Charts and diagrams as code
——————

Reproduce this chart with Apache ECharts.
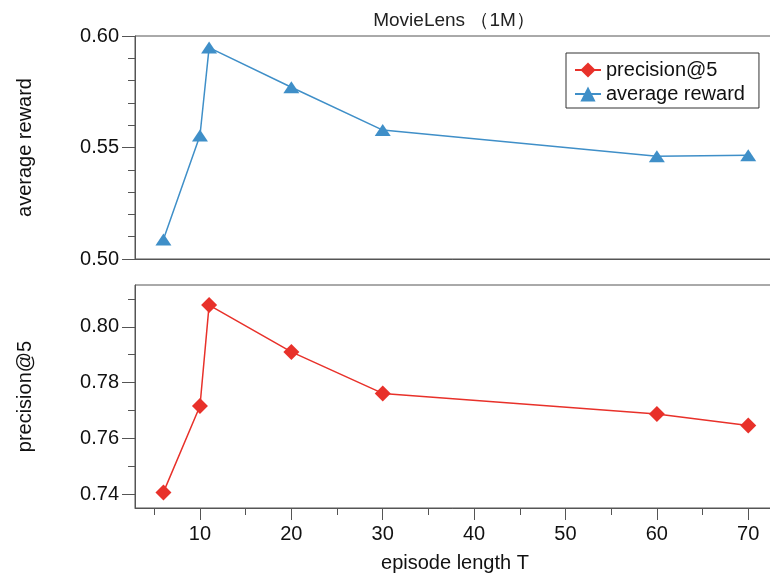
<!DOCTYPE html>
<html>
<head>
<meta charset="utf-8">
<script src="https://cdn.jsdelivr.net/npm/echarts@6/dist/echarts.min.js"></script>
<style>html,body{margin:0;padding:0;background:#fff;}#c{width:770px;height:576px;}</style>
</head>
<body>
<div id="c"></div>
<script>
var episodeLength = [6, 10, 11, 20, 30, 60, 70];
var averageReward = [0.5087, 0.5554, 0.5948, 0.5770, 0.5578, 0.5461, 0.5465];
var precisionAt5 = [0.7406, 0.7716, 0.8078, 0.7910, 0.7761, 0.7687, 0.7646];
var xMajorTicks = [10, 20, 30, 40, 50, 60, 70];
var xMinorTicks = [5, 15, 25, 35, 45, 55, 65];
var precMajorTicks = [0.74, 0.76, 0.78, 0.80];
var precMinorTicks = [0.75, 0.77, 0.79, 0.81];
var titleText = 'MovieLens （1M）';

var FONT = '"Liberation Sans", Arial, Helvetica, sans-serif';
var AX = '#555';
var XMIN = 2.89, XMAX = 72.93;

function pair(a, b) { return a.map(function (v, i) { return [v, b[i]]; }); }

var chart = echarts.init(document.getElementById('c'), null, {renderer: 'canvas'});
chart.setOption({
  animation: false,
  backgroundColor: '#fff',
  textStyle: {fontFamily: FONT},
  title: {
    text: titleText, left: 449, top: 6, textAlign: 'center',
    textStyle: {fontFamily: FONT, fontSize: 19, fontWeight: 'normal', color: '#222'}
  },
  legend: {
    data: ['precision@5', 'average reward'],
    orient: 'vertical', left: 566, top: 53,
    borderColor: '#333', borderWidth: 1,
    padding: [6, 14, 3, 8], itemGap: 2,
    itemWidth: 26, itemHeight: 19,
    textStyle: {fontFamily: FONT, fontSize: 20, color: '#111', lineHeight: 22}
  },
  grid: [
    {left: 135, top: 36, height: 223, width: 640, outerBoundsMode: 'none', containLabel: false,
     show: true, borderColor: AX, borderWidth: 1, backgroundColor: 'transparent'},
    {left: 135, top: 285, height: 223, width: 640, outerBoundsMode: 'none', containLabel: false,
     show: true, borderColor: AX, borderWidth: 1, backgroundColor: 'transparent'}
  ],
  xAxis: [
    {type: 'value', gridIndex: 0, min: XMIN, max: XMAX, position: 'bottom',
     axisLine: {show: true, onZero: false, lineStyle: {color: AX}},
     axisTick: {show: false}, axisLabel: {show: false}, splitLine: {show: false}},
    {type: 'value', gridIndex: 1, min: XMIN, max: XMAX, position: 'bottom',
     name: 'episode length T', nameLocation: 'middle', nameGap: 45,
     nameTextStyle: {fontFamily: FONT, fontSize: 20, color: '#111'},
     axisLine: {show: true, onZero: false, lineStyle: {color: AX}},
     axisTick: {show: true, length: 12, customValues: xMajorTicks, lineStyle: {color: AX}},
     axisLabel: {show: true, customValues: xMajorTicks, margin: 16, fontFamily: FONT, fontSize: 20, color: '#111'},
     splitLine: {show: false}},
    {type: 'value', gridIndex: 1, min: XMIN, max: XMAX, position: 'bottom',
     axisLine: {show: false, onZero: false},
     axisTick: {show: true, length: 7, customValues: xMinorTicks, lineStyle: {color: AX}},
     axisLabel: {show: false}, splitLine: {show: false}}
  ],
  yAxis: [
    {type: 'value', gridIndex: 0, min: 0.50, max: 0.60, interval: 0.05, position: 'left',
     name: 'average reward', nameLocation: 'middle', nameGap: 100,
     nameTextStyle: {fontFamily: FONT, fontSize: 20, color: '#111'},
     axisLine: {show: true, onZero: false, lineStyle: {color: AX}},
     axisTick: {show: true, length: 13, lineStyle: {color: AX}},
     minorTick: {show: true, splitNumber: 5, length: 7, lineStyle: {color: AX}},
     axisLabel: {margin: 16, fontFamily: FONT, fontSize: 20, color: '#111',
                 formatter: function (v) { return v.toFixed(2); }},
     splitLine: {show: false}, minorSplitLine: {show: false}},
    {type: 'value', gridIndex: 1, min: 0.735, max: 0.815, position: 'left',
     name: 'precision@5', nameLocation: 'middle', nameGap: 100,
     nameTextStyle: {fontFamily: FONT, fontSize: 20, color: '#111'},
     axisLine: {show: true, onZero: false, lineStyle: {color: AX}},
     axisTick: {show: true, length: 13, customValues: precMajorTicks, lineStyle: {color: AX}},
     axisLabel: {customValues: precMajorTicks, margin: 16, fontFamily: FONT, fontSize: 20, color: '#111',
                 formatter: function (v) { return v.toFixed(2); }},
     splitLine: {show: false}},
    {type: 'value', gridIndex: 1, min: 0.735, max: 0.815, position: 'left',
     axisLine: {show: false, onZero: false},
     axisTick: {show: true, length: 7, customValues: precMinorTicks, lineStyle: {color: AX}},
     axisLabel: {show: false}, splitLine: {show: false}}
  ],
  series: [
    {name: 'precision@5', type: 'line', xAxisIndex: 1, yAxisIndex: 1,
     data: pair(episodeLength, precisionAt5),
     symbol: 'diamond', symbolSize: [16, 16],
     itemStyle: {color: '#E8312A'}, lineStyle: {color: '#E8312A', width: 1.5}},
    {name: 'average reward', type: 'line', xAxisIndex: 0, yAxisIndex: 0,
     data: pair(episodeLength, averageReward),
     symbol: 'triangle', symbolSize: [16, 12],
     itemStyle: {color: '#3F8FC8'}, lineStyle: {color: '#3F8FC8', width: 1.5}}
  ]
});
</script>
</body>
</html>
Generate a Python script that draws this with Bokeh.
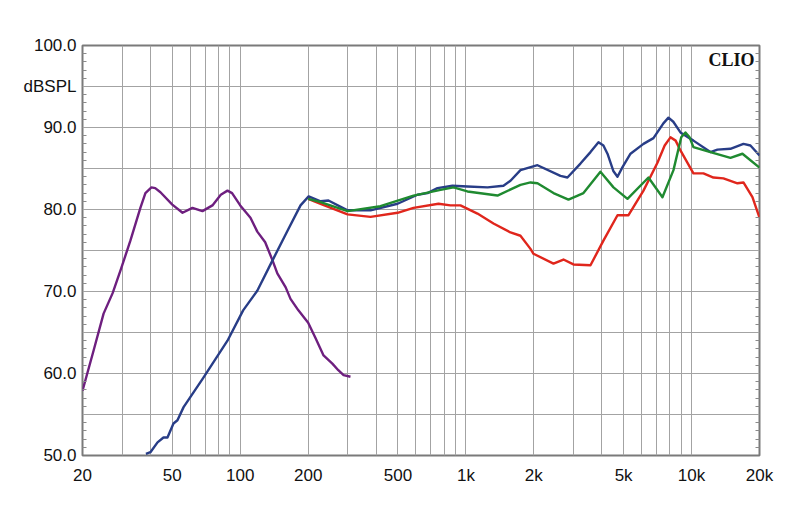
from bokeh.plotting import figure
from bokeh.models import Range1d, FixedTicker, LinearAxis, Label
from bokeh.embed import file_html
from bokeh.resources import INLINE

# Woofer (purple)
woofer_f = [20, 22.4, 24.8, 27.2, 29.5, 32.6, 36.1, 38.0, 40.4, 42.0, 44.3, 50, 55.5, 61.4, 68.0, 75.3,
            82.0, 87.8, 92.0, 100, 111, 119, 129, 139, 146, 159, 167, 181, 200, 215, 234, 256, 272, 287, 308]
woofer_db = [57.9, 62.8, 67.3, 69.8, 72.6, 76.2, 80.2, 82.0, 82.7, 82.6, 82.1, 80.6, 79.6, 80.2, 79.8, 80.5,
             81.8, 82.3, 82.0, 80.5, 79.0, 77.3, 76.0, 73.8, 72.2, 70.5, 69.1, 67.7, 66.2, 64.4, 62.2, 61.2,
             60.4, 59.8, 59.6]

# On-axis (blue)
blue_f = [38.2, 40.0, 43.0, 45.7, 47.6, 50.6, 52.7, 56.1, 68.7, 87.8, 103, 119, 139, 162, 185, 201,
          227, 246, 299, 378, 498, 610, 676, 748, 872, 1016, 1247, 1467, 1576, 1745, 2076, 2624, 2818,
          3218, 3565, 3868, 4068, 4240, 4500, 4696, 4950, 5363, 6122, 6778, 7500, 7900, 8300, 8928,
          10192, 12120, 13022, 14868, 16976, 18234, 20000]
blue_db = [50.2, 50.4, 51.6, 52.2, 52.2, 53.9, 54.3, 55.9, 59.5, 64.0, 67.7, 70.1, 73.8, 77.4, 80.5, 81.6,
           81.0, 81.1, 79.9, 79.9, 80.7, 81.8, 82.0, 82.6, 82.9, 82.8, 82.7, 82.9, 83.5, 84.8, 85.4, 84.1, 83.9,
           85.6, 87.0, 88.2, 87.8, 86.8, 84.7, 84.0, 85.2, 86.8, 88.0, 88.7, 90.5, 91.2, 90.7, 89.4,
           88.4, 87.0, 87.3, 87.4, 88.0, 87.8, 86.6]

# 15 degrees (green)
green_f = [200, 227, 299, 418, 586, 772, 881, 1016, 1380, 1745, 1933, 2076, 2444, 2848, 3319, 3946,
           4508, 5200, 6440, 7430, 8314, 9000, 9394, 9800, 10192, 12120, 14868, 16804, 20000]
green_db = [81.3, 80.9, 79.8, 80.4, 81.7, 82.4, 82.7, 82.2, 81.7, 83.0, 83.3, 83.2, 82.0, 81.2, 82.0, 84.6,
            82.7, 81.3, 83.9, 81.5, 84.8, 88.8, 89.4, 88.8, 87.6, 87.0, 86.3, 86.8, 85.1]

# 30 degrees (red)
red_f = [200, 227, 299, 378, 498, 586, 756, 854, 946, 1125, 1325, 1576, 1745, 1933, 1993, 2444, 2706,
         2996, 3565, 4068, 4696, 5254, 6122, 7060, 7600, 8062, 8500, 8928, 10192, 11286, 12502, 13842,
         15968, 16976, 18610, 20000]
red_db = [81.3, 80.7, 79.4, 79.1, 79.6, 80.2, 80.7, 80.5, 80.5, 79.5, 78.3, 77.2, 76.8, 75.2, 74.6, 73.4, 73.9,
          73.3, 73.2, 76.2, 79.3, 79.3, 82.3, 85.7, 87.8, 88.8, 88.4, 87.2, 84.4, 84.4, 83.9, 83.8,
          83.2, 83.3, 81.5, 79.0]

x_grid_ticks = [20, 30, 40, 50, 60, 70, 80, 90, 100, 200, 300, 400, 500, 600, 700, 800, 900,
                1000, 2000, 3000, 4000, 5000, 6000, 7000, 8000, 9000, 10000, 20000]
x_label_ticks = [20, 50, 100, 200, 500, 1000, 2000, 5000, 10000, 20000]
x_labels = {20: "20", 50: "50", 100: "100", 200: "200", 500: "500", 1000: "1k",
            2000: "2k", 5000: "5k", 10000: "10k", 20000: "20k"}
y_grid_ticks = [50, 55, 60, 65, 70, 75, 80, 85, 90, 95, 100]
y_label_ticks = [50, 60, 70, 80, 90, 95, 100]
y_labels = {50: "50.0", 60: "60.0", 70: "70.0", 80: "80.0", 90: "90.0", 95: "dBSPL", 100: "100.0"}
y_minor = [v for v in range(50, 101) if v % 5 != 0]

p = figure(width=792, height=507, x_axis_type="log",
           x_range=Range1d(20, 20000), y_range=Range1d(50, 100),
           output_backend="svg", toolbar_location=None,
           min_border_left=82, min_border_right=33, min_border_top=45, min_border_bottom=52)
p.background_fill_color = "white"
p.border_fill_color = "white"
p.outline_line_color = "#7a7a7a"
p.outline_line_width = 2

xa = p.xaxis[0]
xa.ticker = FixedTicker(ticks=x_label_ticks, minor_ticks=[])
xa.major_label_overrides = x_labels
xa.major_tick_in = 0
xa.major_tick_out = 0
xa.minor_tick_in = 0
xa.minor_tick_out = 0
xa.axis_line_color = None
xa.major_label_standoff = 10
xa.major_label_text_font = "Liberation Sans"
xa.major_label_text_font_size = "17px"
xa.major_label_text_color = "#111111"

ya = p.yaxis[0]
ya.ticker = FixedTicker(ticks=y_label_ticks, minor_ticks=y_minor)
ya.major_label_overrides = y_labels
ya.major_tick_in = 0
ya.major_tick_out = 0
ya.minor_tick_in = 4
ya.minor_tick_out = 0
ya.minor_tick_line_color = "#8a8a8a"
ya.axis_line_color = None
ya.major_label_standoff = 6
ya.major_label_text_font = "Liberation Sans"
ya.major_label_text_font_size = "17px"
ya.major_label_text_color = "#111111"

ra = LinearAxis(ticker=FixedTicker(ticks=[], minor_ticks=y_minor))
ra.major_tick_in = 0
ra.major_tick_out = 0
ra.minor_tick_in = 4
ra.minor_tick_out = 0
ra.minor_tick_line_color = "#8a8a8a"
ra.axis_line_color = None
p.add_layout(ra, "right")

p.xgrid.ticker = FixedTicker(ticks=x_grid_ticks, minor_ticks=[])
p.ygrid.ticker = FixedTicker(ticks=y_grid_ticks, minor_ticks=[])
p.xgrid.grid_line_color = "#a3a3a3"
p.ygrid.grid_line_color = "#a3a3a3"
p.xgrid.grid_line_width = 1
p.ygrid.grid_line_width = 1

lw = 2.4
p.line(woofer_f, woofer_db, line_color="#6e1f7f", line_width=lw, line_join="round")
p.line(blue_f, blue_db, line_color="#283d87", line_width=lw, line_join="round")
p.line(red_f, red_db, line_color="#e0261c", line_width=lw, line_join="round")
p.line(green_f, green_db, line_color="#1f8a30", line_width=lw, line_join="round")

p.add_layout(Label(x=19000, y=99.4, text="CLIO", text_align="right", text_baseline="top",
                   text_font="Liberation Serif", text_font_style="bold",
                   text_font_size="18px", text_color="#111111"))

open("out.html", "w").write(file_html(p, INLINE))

——————

## GOAL
Copy out exactly the material that runs from the line with "Generate a Python" to the line with "88.4, 87.0, 87.3, 87.4, 88.0, 87.8, 86.6]", ends included, and leave the pictures behind.

## WRITTEN RESPONSE
Generate a Python script that draws this with Bokeh.
from bokeh.plotting import figure
from bokeh.models import Range1d, FixedTicker, LinearAxis, Label
from bokeh.embed import file_html
from bokeh.resources import INLINE

# Woofer (purple)
woofer_f = [20, 22.4, 24.8, 27.2, 29.5, 32.6, 36.1, 38.0, 40.4, 42.0, 44.3, 50, 55.5, 61.4, 68.0, 75.3,
            82.0, 87.8, 92.0, 100, 111, 119, 129, 139, 146, 159, 167, 181, 200, 215, 234, 256, 272, 287, 308]
woofer_db = [57.9, 62.8, 67.3, 69.8, 72.6, 76.2, 80.2, 82.0, 82.7, 82.6, 82.1, 80.6, 79.6, 80.2, 79.8, 80.5,
             81.8, 82.3, 82.0, 80.5, 79.0, 77.3, 76.0, 73.8, 72.2, 70.5, 69.1, 67.7, 66.2, 64.4, 62.2, 61.2,
             60.4, 59.8, 59.6]

# On-axis (blue)
blue_f = [38.2, 40.0, 43.0, 45.7, 47.6, 50.6, 52.7, 56.1, 68.7, 87.8, 103, 119, 139, 162, 185, 201,
          227, 246, 299, 378, 498, 610, 676, 748, 872, 1016, 1247, 1467, 1576, 1745, 2076, 2624, 2818,
          3218, 3565, 3868, 4068, 4240, 4500, 4696, 4950, 5363, 6122, 6778, 7500, 7900, 8300, 8928,
          10192, 12120, 13022, 14868, 16976, 18234, 20000]
blue_db = [50.2, 50.4, 51.6, 52.2, 52.2, 53.9, 54.3, 55.9, 59.5, 64.0, 67.7, 70.1, 73.8, 77.4, 80.5, 81.6,
           81.0, 81.1, 79.9, 79.9, 80.7, 81.8, 82.0, 82.6, 82.9, 82.8, 82.7, 82.9, 83.5, 84.8, 85.4, 84.1, 83.9,
           85.6, 87.0, 88.2, 87.8, 86.8, 84.7, 84.0, 85.2, 86.8, 88.0, 88.7, 90.5, 91.2, 90.7, 89.4,
           88.4, 87.0, 87.3, 87.4, 88.0, 87.8, 86.6]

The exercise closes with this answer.